Adam Finley had such an interaction with a bad cop. He was roughed up, sworn at and handcuffed. When he tried to file a complaint, he was hit with criminal charges. The local police chief turned Finley’s wife against him, which (according to both Finley and her) eventually ended their marriage. The fact that video of the incident should have vindicated him didn’t seem to matter.

This is a really good story to read because it illustrates a lot of facts about modern law enforcement, the power of authority, and local government. Even though body camera footage clearly showed the officer was abusing his authority, Finley had his life ruined because the people tasked with overseeing the law enforcer covered for him. This shouldn’t be surprisingly since all of the people tasked with overseeing the law enforcer work for the same government as the law enforcer. But many people still make the mistake of believing that government oversight of law enforcement is an effective check against abuse when, in fact, government oversight of law enforcement is merely the government overseeing itself. Whenever you give an entity the power to oversee itself, it has a strong tendency to find that it did nothing wrong.
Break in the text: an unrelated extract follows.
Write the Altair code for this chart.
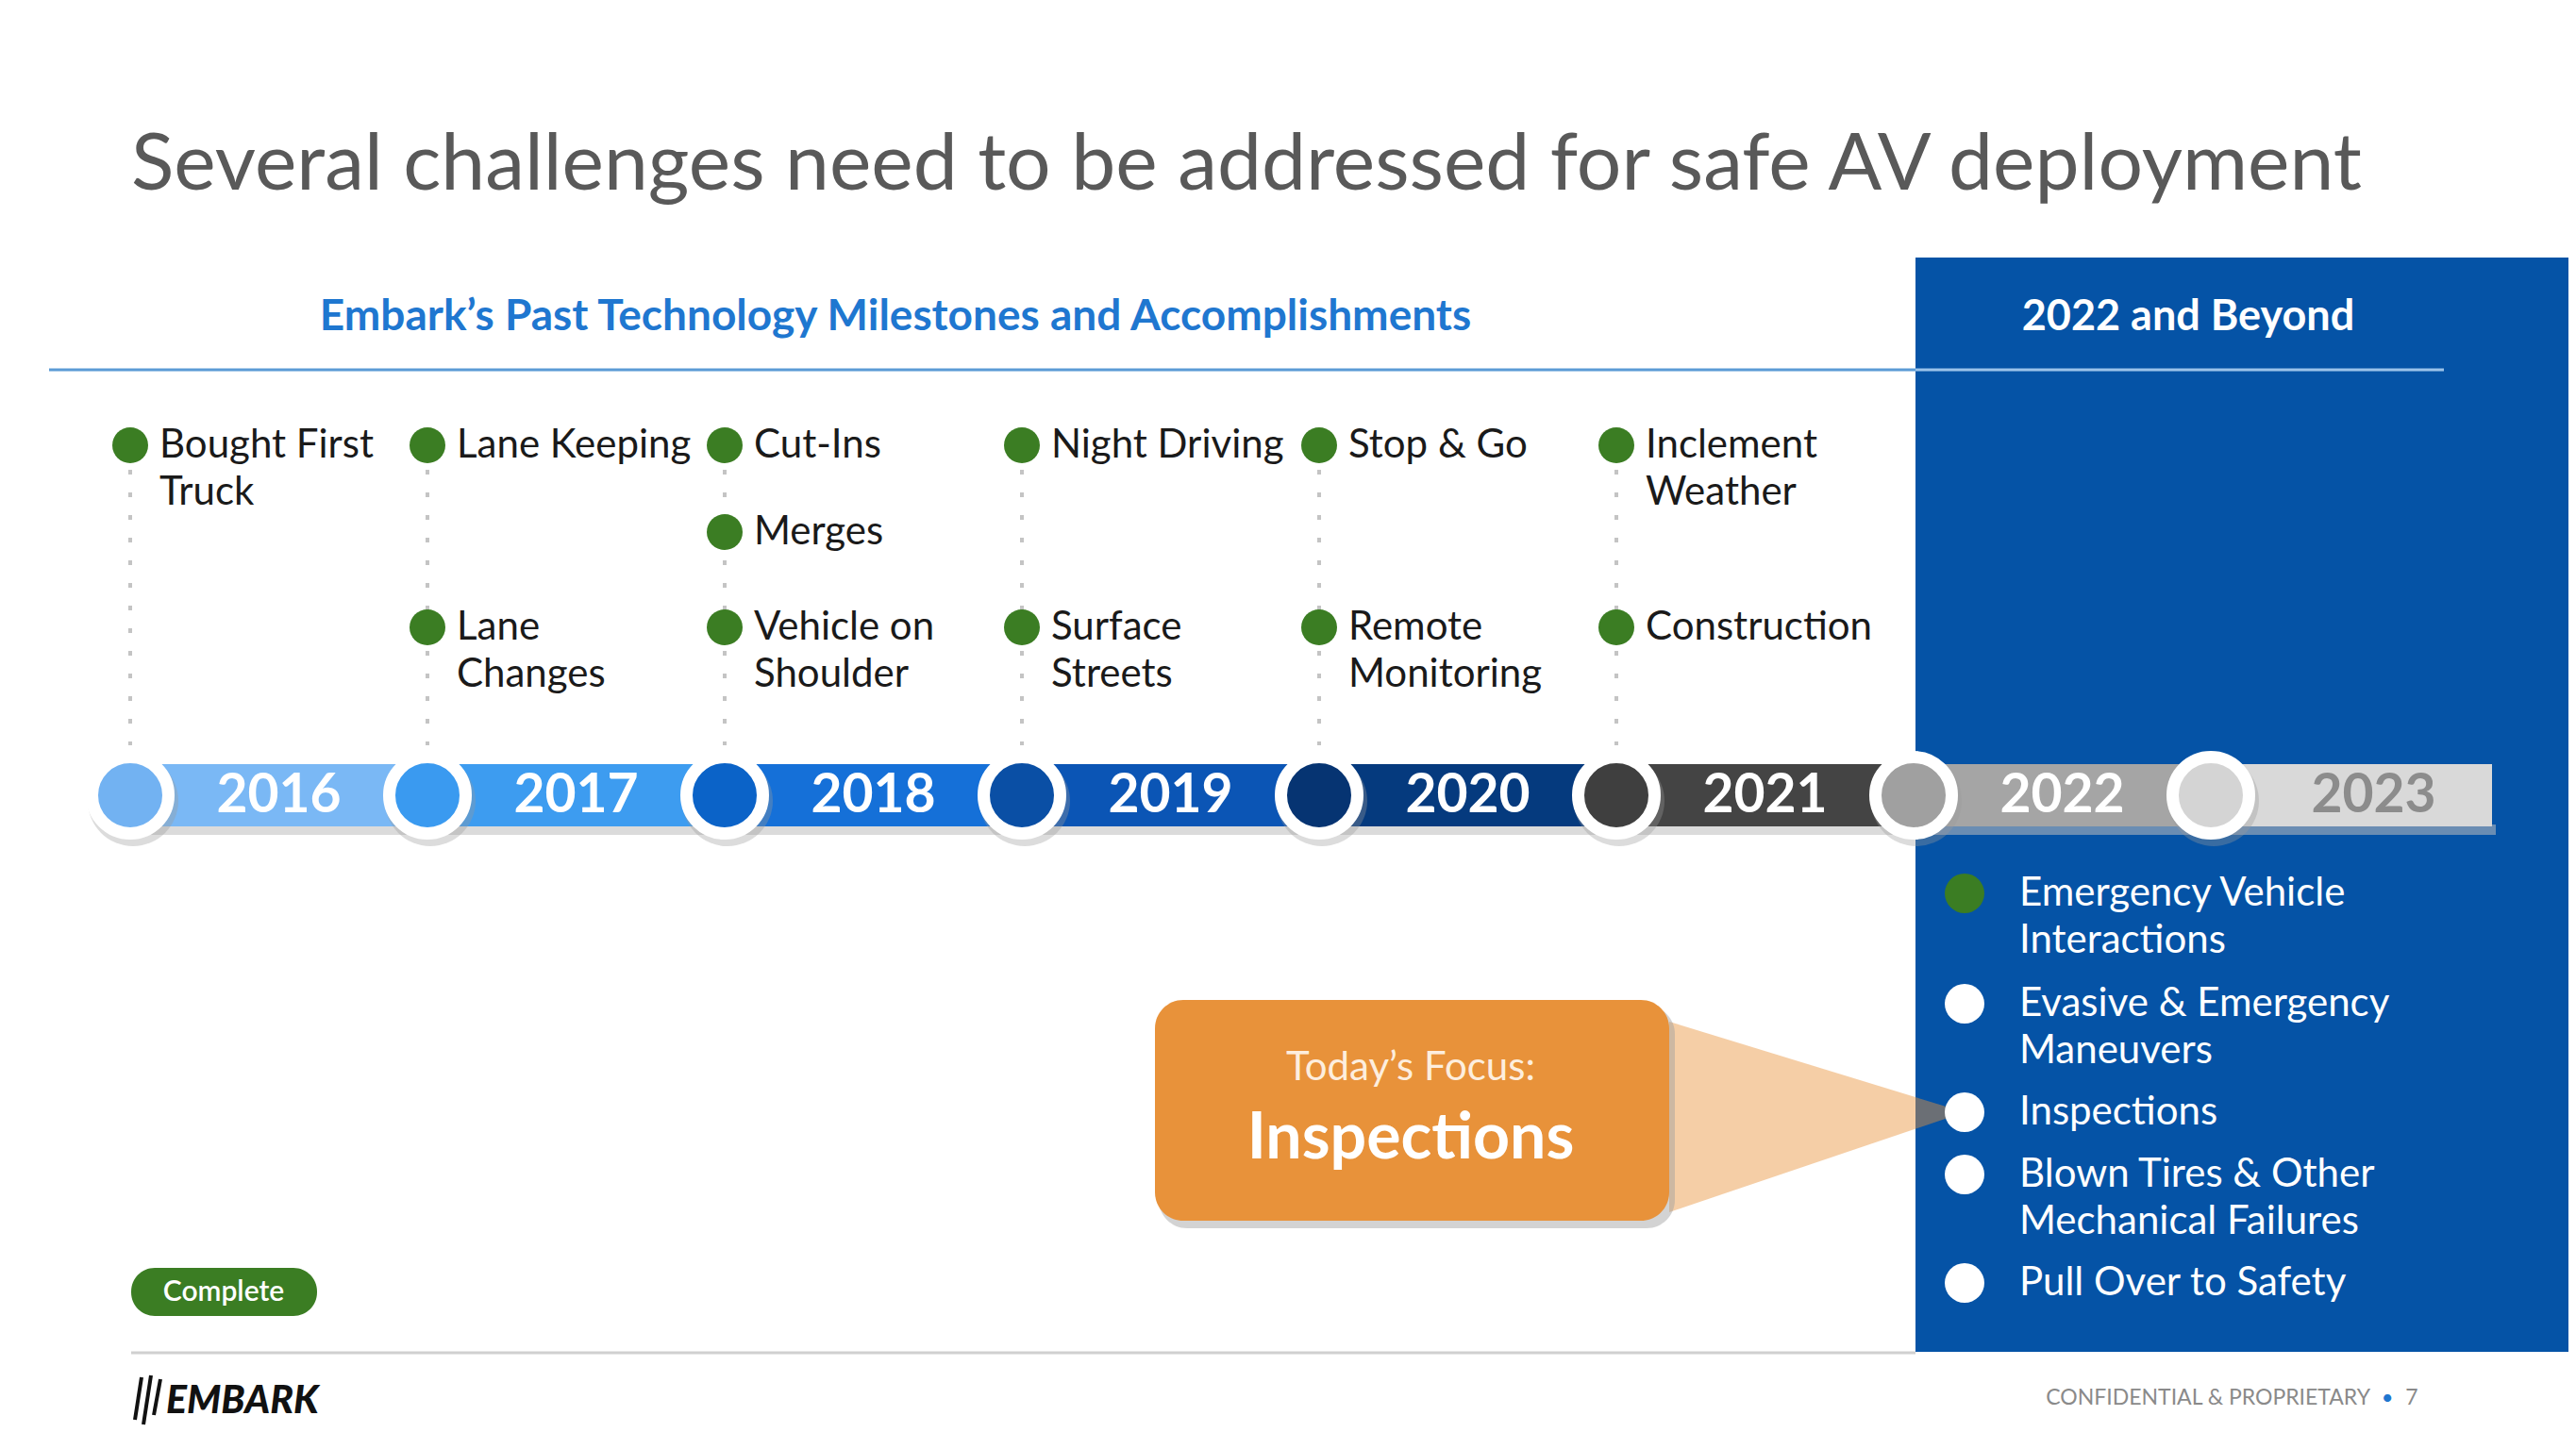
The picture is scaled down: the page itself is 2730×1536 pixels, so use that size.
import altair as alt
import pandas as pd

# ---------------- data ----------------
title = "Several challenges need to be addressed for safe AV deployment"
past_header = "Embark\u2019s Past Technology Milestones and Accomplishments"
future_header = "2022 and Beyond"

years = ["2016", "2017", "2018", "2019", "2020", "2021", "2022", "2023"]
band_colors = ["#7ab8f5", "#3d9cf0", "#1570d8", "#0b55b5", "#053a7e", "#444444", "#a5a5a5", "#d9d9d9"]
circle_colors = ["#72b2f2", "#3a9af0", "#0b63c8", "#0a4fa5", "#063472", "#3f3f3f", "#a0a0a0", "#d4d4d4"]
year_text_colors = ["#ffffff"] * 7 + ["#8c8c8c"]

milestone_text = ["Bought First\nTruck", "Lane Keeping", "Lane\nChanges", "Cut-Ins", "Merges",
                  "Vehicle on\nShoulder", "Night Driving", "Surface\nStreets", "Stop & Go",
                  "Remote\nMonitoring", "Inclement\nWeather", "Construction"]
milestone_year = ["2016", "2017", "2017", "2018", "2018", "2018", "2019", "2019", "2020", "2020", "2021", "2021"]
milestone_slot = [0, 0, 2, 0, 1, 2, 0, 2, 0, 2, 0, 2]

future_items = ["Emergency Vehicle\nInteractions", "Evasive & Emergency\nManeuvers", "Inspections",
                "Blown Tires & Other\nMechanical Failures", "Pull Over to Safety"]
future_done = [True, False, False, False, False]

focus_small = "Today\u2019s Focus:"
focus_big = "Inspections"
legend_label = "Complete"
footer_left = "EMBARK"
footer_right = "CONFIDENTIAL & PROPRIETARY"
page_number = "7"

# ---------------- layout ----------------
W, H = 2714, 1520
xs = alt.Scale(domain=[8, 2722], nice=False, zero=False)
ys = alt.Scale(domain=[8, 1528], nice=False, zero=False, reverse=True)
FONT = "Lato"
GREEN = "#3b7d23"
PANEL = "#0553a6"

X0, STEP = 138, 315
col_x = [X0 + STEP * i for i in range(len(years))]
BAR_END = 2641
BAR_Y, BAR_H = 843, 66
SLOT_Y = [472, 564, 665]
LINE_H = 50


def X(f="x"):
    return alt.X(f"{f}:Q", scale=xs, axis=None)


def Y(f="y"):
    return alt.Y(f"{f}:Q", scale=ys, axis=None)


def rect(df, **kw):
    return alt.Chart(pd.DataFrame(df)).mark_rect(**kw).encode(
        x=X(), x2=alt.X2("x2:Q"), y=Y(), y2=alt.Y2("y2:Q"))


def rule(df, **kw):
    return alt.Chart(pd.DataFrame(df)).mark_rule(**kw).encode(
        x=X(), x2=alt.X2("x2:Q"), y=Y(), y2=alt.Y2("y2:Q"))


def text(df, **kw):
    kw.setdefault("font", FONT)
    kw.setdefault("baseline", "middle")
    return alt.Chart(pd.DataFrame(df)).mark_text(**kw).encode(
        x=X(), y=Y(), text="t:N")


layers = []

# right panel
layers.append(rect([{"x": 2030, "x2": 2722, "y": 273, "y2": 1433}], color=PANEL))

# header rules
layers.append(rule([{"x": 52, "x2": 2030, "y": 392, "y2": 392}], color="#5b9bd5", strokeWidth=3))
layers.append(rule([{"x": 2030, "x2": 2590, "y": 392, "y2": 392}], color="#9cc3ea", strokeWidth=3))

# titles
layers.append(text([{"x": 139, "y": 176, "t": title}], align="left", fontSize=84, color="#595959"))
layers.append(text([{"x": 949, "y": 336, "t": past_header}], align="center", fontSize=46,
                   fontWeight="bold", color="#1f77d0"))
layers.append(text([{"x": 2319, "y": 336, "t": future_header}], align="center", fontSize=45,
                   fontWeight="bold", color="white"))

# dotted guide lines
guides = [{"x": col_x[i], "x2": col_x[i], "y": SLOT_Y[0] + 26, "y2": 790} for i in range(6)]
layers.append(rule(guides, color="#c4c4c4", strokeWidth=4, strokeDash=[5, 19]))

# milestone dots and labels
dots, lines = [], []
for t, yr, s in zip(milestone_text, milestone_year, milestone_slot):
    cx = col_x[years.index(yr)]
    cy = SLOT_Y[s]
    dots.append({"x": cx, "y": cy})
    for k, ln in enumerate(t.split("\n")):
        lines.append({"x": cx + 31, "y": cy + k * LINE_H, "t": ln})
layers.append(alt.Chart(pd.DataFrame(dots)).mark_circle(size=38 * 38, opacity=1, color=GREEN)
              .encode(x=X(), y=Y()))
layers.append(text(lines, align="left", fontSize=42, color="#1a1a1a"))

# bar shadow
layers.append(rect([{"x": col_x[0], "x2": BAR_END + 4, "y": BAR_Y + BAR_H / 2 - 2,
                     "y2": BAR_Y + BAR_H / 2 + 9}], color="#bdbdbd", opacity=0.55))

# bar segments
segs = []
for i, yr in enumerate(years):
    x2 = col_x[i + 1] if i + 1 < len(years) else BAR_END
    segs.append({"x": col_x[i], "x2": x2, "y": BAR_Y - BAR_H / 2, "y2": BAR_Y + BAR_H / 2,
                 "c": band_colors[i]})
layers.append(alt.Chart(pd.DataFrame(segs)).mark_rect().encode(
    x=X(), x2=alt.X2("x2:Q"), y=Y(), y2=alt.Y2("y2:Q"), color=alt.Color("c:N", scale=None)))

# circle shadows + circles
circ = [{"x": col_x[i], "y": BAR_Y, "c": circle_colors[i]} for i in range(len(years))]
shadow = [{"x": col_x[i] + 3, "y": BAR_Y + 6} for i in range(len(years))]
layers.append(alt.Chart(pd.DataFrame(shadow)).mark_circle(size=96 * 96, color="#9a9a9a", opacity=0.35)
              .encode(x=X(), y=Y()))
layers.append(alt.Chart(pd.DataFrame(circ)).mark_circle(size=81 * 81, opacity=1, stroke="white",
                                                         strokeWidth=13)
              .encode(x=X(), y=Y(), color=alt.Color("c:N", scale=None)))

# year labels
ylab = []
for i, yr in enumerate(years):
    left = col_x[i] + 47
    right = (col_x[i + 1] - 47) if i + 1 < len(years) else BAR_END
    ylab.append({"x": (left + right) / 2, "y": BAR_Y + 1, "t": yr, "c": year_text_colors[i]})
layers.append(alt.Chart(pd.DataFrame(ylab)).mark_text(font=FONT, fontSize=57, fontWeight="bold",
                                                       baseline="middle", align="center")
              .encode(x=X(), y=Y(), text="t:N", color=alt.Color("c:N", scale=None)))

# future list positions
FUT_Y = [947, 1064, 1179, 1245, 1360]
FUT_DOT_X, FUT_TXT_X = 2082, 2140

# callout wedge
wedge = [{"x": 1769, "y": 1083, "y2": 1285}, {"x": FUT_DOT_X, "y": FUT_Y[2], "y2": FUT_Y[2]}]
layers.append(alt.Chart(pd.DataFrame(wedge)).mark_area(color="#e8923a", opacity=0.45, orient="vertical")
              .encode(x=X(), y=Y(), y2=alt.Y2("y2:Q")))

# callout box
layers.append(rect([{"x": 1228, "x2": 1775, "y": 1066, "y2": 1302}], color="#9e9e9e", opacity=0.45,
                   cornerRadius=30))
layers.append(rect([{"x": 1224, "x2": 1769, "y": 1060, "y2": 1294}], color="#e8923a", cornerRadius=30))
layers.append(text([{"x": 1495, "y": 1132, "t": focus_small}], align="center", fontSize=42,
                   color="#fdeede"))
layers.append(text([{"x": 1495, "y": 1208, "t": focus_big}], align="center", fontSize=68,
                   fontWeight="bold", color="white"))

# future list
fdots, flines = [], []
for t, yy, done in zip(future_items, FUT_Y, future_done):
    fdots.append({"x": FUT_DOT_X, "y": yy, "c": GREEN if done else "white"})
    for k, ln in enumerate(t.split("\n")):
        flines.append({"x": FUT_TXT_X, "y": yy + k * LINE_H, "t": ln})
layers.append(alt.Chart(pd.DataFrame(fdots)).mark_circle(size=42 * 42, opacity=1)
              .encode(x=X(), y=Y(), color=alt.Color("c:N", scale=None)))
layers.append(text(flines, align="left", fontSize=42, color="white"))

# legend pill
layers.append(rect([{"x": 139, "x2": 336, "y": 1344, "y2": 1395}], color=GREEN, cornerRadius=25))
layers.append(text([{"x": 237, "y": 1370, "t": legend_label}], align="center", fontSize=30,
                   color="white", fontWeight=600))

# footer
layers.append(rule([{"x": 139, "x2": 2030, "y": 1434, "y2": 1434}], color="#d0d0d0", strokeWidth=3))
layers.append(rule([{"x": 150, "x2": 143, "y": 1460, "y2": 1505},
                    {"x": 160, "x2": 152, "y": 1458, "y2": 1510},
                    {"x": 170, "x2": 163, "y": 1462, "y2": 1500}], color="#111111", strokeWidth=4))
layers.append(text([{"x": 176, "y": 1486, "t": footer_left}], align="left", fontSize=41,
                   fontWeight=900, fontStyle="italic", color="#111111"))
layers.append(text([{"x": 2512, "y": 1482, "t": footer_right}], align="right", fontSize=23,
                   color="#8a8a8a"))
layers.append(text([{"x": 2530, "y": 1482, "t": "\u2022"}], align="center", fontSize=22, color="#1f77d0"))
layers.append(text([{"x": 2556, "y": 1482, "t": page_number}], align="center", fontSize=23,
                   color="#8a8a8a"))

chart = alt.layer(*layers).properties(
    width=W, height=H, padding=0,
    autosize=alt.AutoSizeParams(type="fit", contains="padding"),
    background="white",
).configure_view(stroke=None)

chart.save("out.html", embed_options={"renderer": "svg", "actions": False})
Cody Wilson: 1, Department of Justice: 0

When Cody Wilson demonstrated the futility of gun control once and for all but publishing specifications for a 3D printable handgun, the United States government was displeased. It didn’t like the idea that the language of the Second Amendment, namely the part that says “shall not be infringed,” might actually be enforceable by its subjects. In response to Wilson’s antics, the federal government tried to censor him. Wilson decided to sue on the argument that censoring 3D printer specifications was an infringement of his First Amendment rights. The Department of Justice (DoJ), the body of the government that tried to censor Wilson and got sued for its shenanigans, finally gave up:

Two months ago, the Department of Justice quietly offered Wilson a settlement to end a lawsuit he and a group of co-plaintiffs have pursued since 2015 against the United States government. Wilson and his team of lawyers focused their legal argument on a free speech claim: They pointed out that by forbidding Wilson from posting his 3-D-printable data, the State Department was not only violating his right to bear arms but his right to freely share information. By blurring the line between a gun and a digital file, Wilson had also successfully blurred the lines between the Second Amendment and the First.

“If code is speech, the constitutional contradictions are evident,” Wilson explained to WIRED when he first launched the lawsuit in 2015. “So what if this code is a gun?”

The Department of Justice’s surprising settlement, confirmed in court documents earlier this month, essentially surrenders to that argument. It promises to change the export control rules surrounding any firearm below .50 caliber—with a few exceptions like fully automatic weapons and rare gun designs that use caseless ammunition—and move their regulation to the Commerce Department, which won’t try to police technical data about the guns posted on the public internet. In the meantime, it gives Wilson a unique license to publish data about those weapons anywhere he chooses.

Realistically, the DoJ had no choice by to relent. As soon as it tried to censor Wilson’s 3D printer designs, the Streisand effect kicked and ensured that the files were obtained by so many people that censorship became impossible. Beyond Wilson’s case, the DoJ was also fighting a losing battle because even if it managed to censor his designs, anybody with an Internet connection could upload their own designs. The DoJ is one agency that only has authority here in the United States. The Internet is a global communication network. The odds of a single agency winning against a global network are pretty much zilch.